Notice how the definition changes on line 9 and 23: you have another keyword, AS, then an expression and specifically on line 23 you see a STORED keyword. In both lines they are generated columns, if nothing is specified will be a VIRTUAL column.

Altering a table

It uses the same syntax as adding a column, just adding the “AS (expression)” after the data type:

[code lang=SQL]
— `full_name` as VIRTUAL COLUMN
ALTER TABLE users
ADD COLUMN `full_name` VARCHAR(500)
AS (CONCAT_WS(" ", `first_name`, `last_name`));

— `total_item_price` as STORED COLUMN
ALTER TABLE orders_items
ADD COLUMN `total_item_price` DECIMAL(10, 2)
AS (`quantity` * `product_price`) STORED;
[/code]

JSON fields

It is also possible to extract data from JSON fields using generated columns. As the functions for JSON are built-in, JSON_EXTRACT and JSON_UNQUOTE as well “->” and “->>” work as expressions for a generated column:

[code lang=SQL]
— Stored Columns
ALTER TABLE `twitter_users`
ADD COLUMN `location` VARCHAR(255)
AS (response->>"$.location") STORED;
[/code]

Final considerations

When the type is STORED, it must be specified after the expression otherwise the default behaviour will be to be VIRTUAL.

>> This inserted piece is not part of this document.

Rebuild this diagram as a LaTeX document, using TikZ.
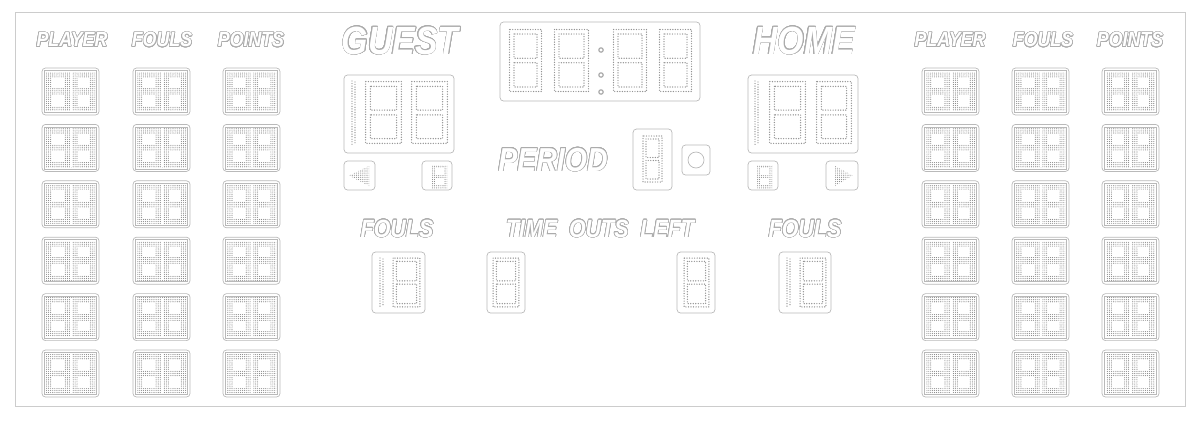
\documentclass[tikz,border=0pt]{standalone}
\usepackage{fontspec}
\usepackage{contour}
\newfontfamily\boardfont[FakeStretch=0.86]{Liberation Sans}
\usetikzlibrary{patterns}
\contourlength{0.45pt}
\contournumber{24}

\pgfdeclarepatternformonly{leddots}{\pgfqpoint{-0.6pt}{-0.6pt}}{\pgfqpoint{0.6pt}{0.6pt}}{\pgfqpoint{1.5pt}{1.5pt}}{%
  \pgfpathcircle{\pgfpointorigin}{0.42pt}\pgfusepath{fill}}

\tikzstyle{frame} = [draw=gray!55, line width=0.5pt]
\tikzstyle{panel} = [frame, rounded corners=2.5pt]
\tikzstyle{led} = [gray!85, line width=1pt, line cap=round, dash pattern=on 0pt off 1.8pt]
\tikzstyle{lbl} = [text=white, inner sep=0pt, font=\boardfont\bfseries\itshape]
\tikzstyle{smalllbl} = [lbl, font=\boardfont\bfseries\itshape\fontsize{14.7}{16}\selectfont]
\tikzstyle{midlbl} = [lbl, font=\boardfont\bfseries\itshape\fontsize{17.7}{19}\selectfont]
\tikzstyle{biglbl} = [lbl, font=\boardfont\bfseries\itshape\fontsize{28}{29}\selectfont]

\newcommand{\outl}[1]{\contour{gray!65}{#1}}
% seven segment eight: x0 y0 x1 y1 stroke
\newcommand{\eight}[5]{%
  \draw[led] (#1+0.2*#5,#2+0.2*#5) rectangle (#3-0.2*#5,#4-0.2*#5);
  \draw[led] (#1+0.8*#5,#2+0.8*#5) rectangle (#3-0.8*#5,{(#2+#4)/2-0.3*#5});
  \draw[led] (#1+0.8*#5,{(#2+#4)/2+0.3*#5}) rectangle (#3-0.8*#5,#4-0.8*#5);
}
\newcommand{\one}[3]{%
  \draw[led] (#1,#2) -- (#1,#3);
  \draw[led] (#1+3,#2+1) -- (#1+3,#3-1);
}
% little two digit player display, top left corner
\newcommand{\playerbox}[2]{%
  \draw[panel] (#1,#2) rectangle ++(57,47);
  \draw[frame] (#1+2.5,#2+2.5) rectangle ++(52,42);
  \fill[pattern=leddots, pattern color=gray!90] (#1+4,#2+4) rectangle ++(49,39);
  \fill[white] (#1+27.5,#2+4) rectangle ++(2,39);
  \foreach \d in {4,29.5}{
    \fill[white] (#1+\d+6,#2+9.5) rectangle ++(11.5,10.5);
    \fill[white] (#1+\d+6,#2+27) rectangle ++(11.5,10.5);
  }
}
\newcommand{\smallb}[2]{%
  \fill[pattern=leddots, pattern color=gray!90] (#1,#2) rectangle ++(15,23);
  \fill[white] (#1+3,#2+3) rectangle ++(9,7);
  \fill[white] (#1+3,#2+13) rectangle ++(9,7);
}

\begin{document}
\begin{tikzpicture}[x=0.025cm,y=-0.025cm]
  \useasboundingbox (0,0) rectangle (1200,422);
  \draw[frame, draw=gray!40] (15,12) rectangle (1185,406);

  % column titles
  \node[smalllbl] (gplayer) at (72,40)  {\outl{PLAYER}};
  \node[smalllbl] (gfouls)  at (162,40) {\outl{FOULS}};
  \node[smalllbl] (gpoints) at (251,40) {\outl{POINTS}};
  \node[smalllbl] (hplayer) at (950,40) {\outl{PLAYER}};
  \node[smalllbl] (hfouls)  at (1043,40) {\outl{FOULS}};
  \node[smalllbl] (hpoints) at (1130,40) {\outl{POINTS}};

  \foreach \c in {42,133,223,922,1012,1102}{
    \foreach \r in {0,...,5}{
      \pgfmathsetmacro\ry{68+56.4*\r}
      \playerbox{\c}{\ry}
    }
  }

  % team names and scores
  \node[biglbl] (guest) at (400,41) {\outl{GUEST}};
  \node[biglbl] (home)  at (804,41) {\outl{HOME}};
  \draw[panel] (344,75) rectangle (454,153);
  \one{352}{81}{145}
  \eight{364}{80}{403}{145}{8}
  \eight{410}{80}{449}{145}{8}
  \draw[panel] (748,75) rectangle (858,153);
  \one{755}{81}{145}
  \eight{768}{80}{807}{145}{8}
  \eight{815}{80}{853}{145}{8}

  % clock
  \draw[panel] (500,22) rectangle (700,101);
  \eight{508}{28}{543}{93}{7.5}
  \eight{553}{28}{590}{93}{7.5}
  \eight{612}{28}{648}{93}{7.5}
  \eight{658}{28}{693}{93}{7.5}
  \foreach \y in {50,75,92}
    \draw[gray!70, line width=0.8pt] (601,\y) circle (2.2);

  % possession
  \draw[panel] (344,161) rectangle (375,190);
  \fill[pattern=leddots, pattern color=gray!90] (349,175.5) -- (369,166) -- (369,186) -- cycle;
  \draw[panel] (422,161) rectangle (452,190);
  \smallb{432}{165}
  \draw[panel] (748,161) rectangle (778,190);
  \smallb{757}{165}
  \draw[panel] (826,161) rectangle (858,190);
  \fill[pattern=leddots, pattern color=gray!90] (853,175.5) -- (835,166) -- (835,186) -- cycle;

  % period
  \node[midlbl, font=\boardfont\bfseries\itshape\fontsize{23.6}{25}\selectfont] (period) at (553,160) {\outl{PERIOD}};
  \draw[panel] (633,129) rectangle (672,190);
  \eight{642}{135}{663}{183}{5}
  \draw[panel] (682,145) rectangle (710,175);
  \draw[frame] (696,160) circle (8);

  % fouls and time outs
  \node[midlbl] (gteamfouls) at (397,229) {\outl{FOULS}};
  \node[midlbl] (timeouts)   at (600,229) {\outl{TIME\ \ OUTS\ \ LEFT}};
  \node[midlbl] (hteamfouls) at (805,229) {\outl{FOULS}};
  \draw[panel] (372,252) rectangle (425,313);
  \one{380}{258}{308}
  \eight{392}{257}{421}{308}{5.5}
  \draw[panel] (487,252) rectangle (525,313);
  \eight{492}{257}{520}{308}{5.5}
  \draw[panel] (677,252) rectangle (715,313);
  \eight{683}{257}{710}{308}{5.5}
  \draw[panel] (779,252) rectangle (831,313);
  \one{787}{258}{308}
  \eight{799}{257}{827}{308}{5.5}
\end{tikzpicture}
\end{document}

Generated columns can have indexes created as the following, no matter if stored, virtual or extracted from a JSON field:

[code lang=SQL]
ALTER TABLE users
ADD INDEX `ix_full_name` (`full_name`);
[/code]

Which is the same syntax for normal columns.

8 thoughts on “Understanding Generated Columns

  1. Thanks for writing this 🙂

    Might be useful to clarify that you have to put the expression after the AS in parentheses, otherwise MySQL will give you a syntax error with no further clues as to what’s going on. I was scratching my head for a few minutes on that one.

  2. Hello Gabriela
    I hope you still monitor this page. Very good format and explanations. i dabble in mysql, MariaDB, and laravel, and have a problem you might help me solve.
    I’m trying to either set a column definition to compute a value, or compute the value on insert with sql. I need to count values in another column (color) that are equal to the color value being inserted (say, yellow), and then increment the value in a “colorcount” column. So, for example, if I’m inserting a row with color = yellow, and there are 20 previous rows of yellow, my colorcount column for the new row should be 21. Am I making any sense?
    (It’s really just a workaround for not being able to generate row numbers for subqueries in Laravel, which would be optimal.)
    I’ve been trying something like this and getting various errors:
    INSERT INTO draws VALUES (null, ‘yellow’, (SELECT (count(‘color’) WHERE ‘color’=’yellow’)+1);
    That or something very similar worked for me a long time ago in different DB tables.
    Any hints you might provide would be greatly appreciated. Thanks
    Nate

  3. Thank you for the good overview. My company is about to upgrade to 5.7.x and I’m just trying to get a sense of the landscape of features that I might be able to leverage. I started looking into virtual columns related to the new JSON features. This is interesting stuff; though, I am not quite sure how I will be able to leverage it yet. Right now, the thing that feels most compelling is being able to add a virtual expression to a secondary index (imagine something like storing the “email domain” based on the user’s email address). For “stored” values, I am not quite sure why I wouldn’t just add the column and move the computation to the application layer. I suppose that’s 6-of-one, half-a-dozen of the other? Anyway, good writeup.